Relatively new to the music scene, Jillian Banks, better known as Banks, hails from Calif. and got her start when DJ Zane Lowe played her single “Before I Ever Met You” on BBC Radio 1.

Her debut album, “Goddess,” is a noteworthy first effort and an easy listen. Signed to IAMSOUND Records and Good Years Recordings, with a voice as melodic as it is haunting, Banks’ sound is one not easily forgotten.

Her music falls under genres such as Indie R&B, PBR&B, and even Trip Hop. She is frequently compared to acts like The Weeknd, Jhene Aiko, and Frank Ocean. The album is quietly compelling and has great moments, but somewhere along the way it missed the mark.

Out of the 18 tracks on the album, about half were either released as singles or previously appeared on her “London” E.P.

“Goddess” takes a new spin on the old topic of relationships gone bad. The tracks are fresh, and as expected with Banks, on the moody side.

While “Alibi” is a medium-tempo shout of desperation, it sucks the listener in with lyrics like,”Please give me something to/convince me that I am not a monster/Babe give me one excuse.”

Other songs like “Beggin’ For Thread” and “Fall Over” feel like a transition. These songs, along with “F*** ‘Em Only We Know,” sound over-produced in comparison to the other material on the album, lacking Banks’ typical dose of soul. In the midst of a gloomy album, these up-tempo tracks just don’t fit.

“Waiting Game” and “Stick” further the slow burn that is “Goddess.”

Banks displays a heavy persona with a fierce bite. During the reprise of the chorus of “Brain,” she calls out, “I can see you’re struggling/Boy don’t hurt your brain/thinking what you’re gonna say/cause everything’s a game.”

The intensity of her words cut right into the listener. The sting of her sentiment works in her favor, zapping the cliché right out of the breakup.

The breakthrough tracks “Someone New” and “Under The Table” are traditional ballads that take a noticeably softer turn, humanizing the overall product.

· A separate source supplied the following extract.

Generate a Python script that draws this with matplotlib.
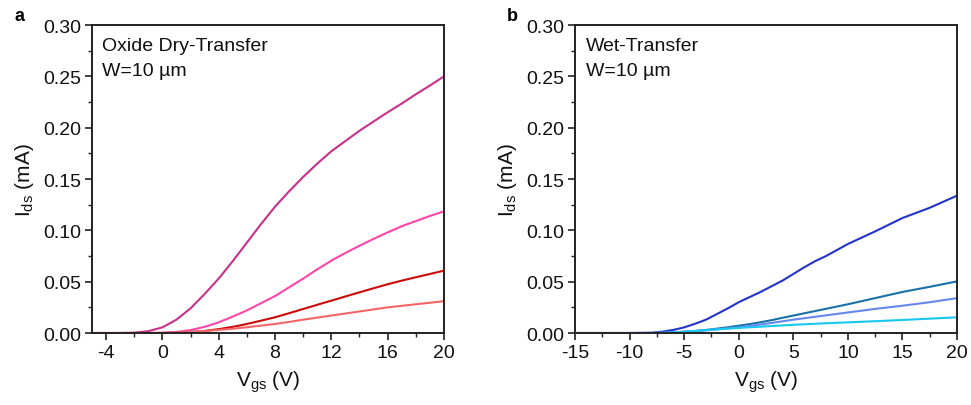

They give us a break from the sad, soul-stirring vibes that make up the majority of the album and remind the listener that Banks does indeed have a sweet side.

Although at times the album seems disjointed, there are definite breakthrough moments that makes “Goddess” worth a listen; however, the good only slightly outweighs the bad points of this album, so I suggest listening to it on Spotify before purchasing. While it isn’t for everyday listening, it is perfect for a day of brooding.